UP invested nearly $123 million on Colorado’s transportation infrastructure from 2011 to 2015.
Alstom has been awarded a contract by Shanghai Shentong to modernize 68 metro cars in service on the Shanghai metro line 5 and to supply traction and train control management systems for 198 new metro cars. The new metro cars will circulate on the existing line and its extension, which is expected to open by the end of 2017. The contract is worth €46 million.

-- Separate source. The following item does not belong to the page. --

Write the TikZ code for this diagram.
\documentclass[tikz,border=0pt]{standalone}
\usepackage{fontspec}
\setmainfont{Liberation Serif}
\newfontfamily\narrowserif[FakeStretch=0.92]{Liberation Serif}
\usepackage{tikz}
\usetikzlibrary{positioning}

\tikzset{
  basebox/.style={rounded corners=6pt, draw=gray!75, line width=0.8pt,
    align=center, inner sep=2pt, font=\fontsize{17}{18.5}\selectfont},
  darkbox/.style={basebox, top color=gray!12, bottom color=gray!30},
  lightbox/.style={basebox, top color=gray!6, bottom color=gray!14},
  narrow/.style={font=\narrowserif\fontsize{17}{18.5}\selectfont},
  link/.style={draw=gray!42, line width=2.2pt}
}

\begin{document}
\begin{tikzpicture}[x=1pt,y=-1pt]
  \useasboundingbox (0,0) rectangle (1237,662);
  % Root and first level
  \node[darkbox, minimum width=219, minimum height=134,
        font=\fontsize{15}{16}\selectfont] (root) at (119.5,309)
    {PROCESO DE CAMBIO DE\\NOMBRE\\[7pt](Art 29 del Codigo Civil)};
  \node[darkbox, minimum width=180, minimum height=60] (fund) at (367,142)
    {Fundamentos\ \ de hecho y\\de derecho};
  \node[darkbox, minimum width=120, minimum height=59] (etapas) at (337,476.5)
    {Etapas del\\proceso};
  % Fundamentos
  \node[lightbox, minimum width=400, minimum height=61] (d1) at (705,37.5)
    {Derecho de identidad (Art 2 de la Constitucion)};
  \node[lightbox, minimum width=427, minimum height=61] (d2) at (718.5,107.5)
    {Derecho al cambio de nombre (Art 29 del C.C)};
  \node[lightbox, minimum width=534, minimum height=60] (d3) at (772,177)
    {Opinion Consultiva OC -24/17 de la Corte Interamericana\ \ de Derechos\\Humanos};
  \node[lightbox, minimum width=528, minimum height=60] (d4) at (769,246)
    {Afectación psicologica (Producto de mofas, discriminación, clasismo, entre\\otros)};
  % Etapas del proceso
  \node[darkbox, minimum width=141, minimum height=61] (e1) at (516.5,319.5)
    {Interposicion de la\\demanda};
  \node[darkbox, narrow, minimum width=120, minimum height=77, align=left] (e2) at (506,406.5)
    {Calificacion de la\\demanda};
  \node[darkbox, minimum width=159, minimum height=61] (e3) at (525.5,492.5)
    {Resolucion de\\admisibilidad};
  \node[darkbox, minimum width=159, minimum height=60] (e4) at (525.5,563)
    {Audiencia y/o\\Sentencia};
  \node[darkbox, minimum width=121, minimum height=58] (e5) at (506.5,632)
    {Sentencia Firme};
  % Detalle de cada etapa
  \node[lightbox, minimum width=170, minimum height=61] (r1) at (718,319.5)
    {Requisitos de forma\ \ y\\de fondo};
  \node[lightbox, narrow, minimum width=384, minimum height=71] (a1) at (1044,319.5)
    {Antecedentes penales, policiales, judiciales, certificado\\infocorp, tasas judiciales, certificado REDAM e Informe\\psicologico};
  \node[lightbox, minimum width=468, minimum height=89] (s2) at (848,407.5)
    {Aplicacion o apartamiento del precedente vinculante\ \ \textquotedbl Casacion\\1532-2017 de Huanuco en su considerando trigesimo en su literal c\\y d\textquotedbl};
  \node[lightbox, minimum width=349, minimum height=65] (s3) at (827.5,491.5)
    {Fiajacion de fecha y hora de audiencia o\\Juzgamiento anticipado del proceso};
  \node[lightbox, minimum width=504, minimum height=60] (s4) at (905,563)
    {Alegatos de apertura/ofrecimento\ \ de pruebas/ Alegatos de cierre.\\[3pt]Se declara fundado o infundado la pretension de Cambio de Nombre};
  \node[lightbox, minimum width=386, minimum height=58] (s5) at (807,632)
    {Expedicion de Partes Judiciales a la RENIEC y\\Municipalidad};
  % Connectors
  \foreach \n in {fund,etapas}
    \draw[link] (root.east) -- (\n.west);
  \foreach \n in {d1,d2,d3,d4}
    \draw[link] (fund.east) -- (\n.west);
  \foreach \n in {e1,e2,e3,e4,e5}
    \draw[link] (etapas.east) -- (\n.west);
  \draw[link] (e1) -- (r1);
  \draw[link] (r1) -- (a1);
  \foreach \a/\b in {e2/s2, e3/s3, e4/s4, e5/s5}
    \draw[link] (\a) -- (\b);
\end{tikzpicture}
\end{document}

“This new contract will strengthen Alstom’s position in China,” said Ling Fang, managing director of China and East Asia of Alstom. “The great performance of the metro cars in Shanghai over the last 13 years, our 16 years of expertise in the supply of traction system in China, as well as our 25-year experience in train modernization have been essential in the award of this contract. Alstom is committed to accompanying its customers in Shanghai and elsewhere in China to offer efficient, reliable and comfortable mobility solutions to passengers.”
Alstom will modernize the 68 metro cars, which will increase their reliability and adapt them to a new signaling system that will be implemented on the line. The cars were originally supplied in 2003 by Alstom’s Chinese joint venture Shanghai Alstom Transport Co. Ltd. (SATCO). The traction systems for the 198 new cars will be manufactured by Alstom’s joint venture Shanghai Alstom Transport Electrical Equipment Co. Ltd. (SATEE).
Shanghai’s metro line 5 is 17.2 km long and includes 11 stations. The extension will add 16.6 km and 9 stations.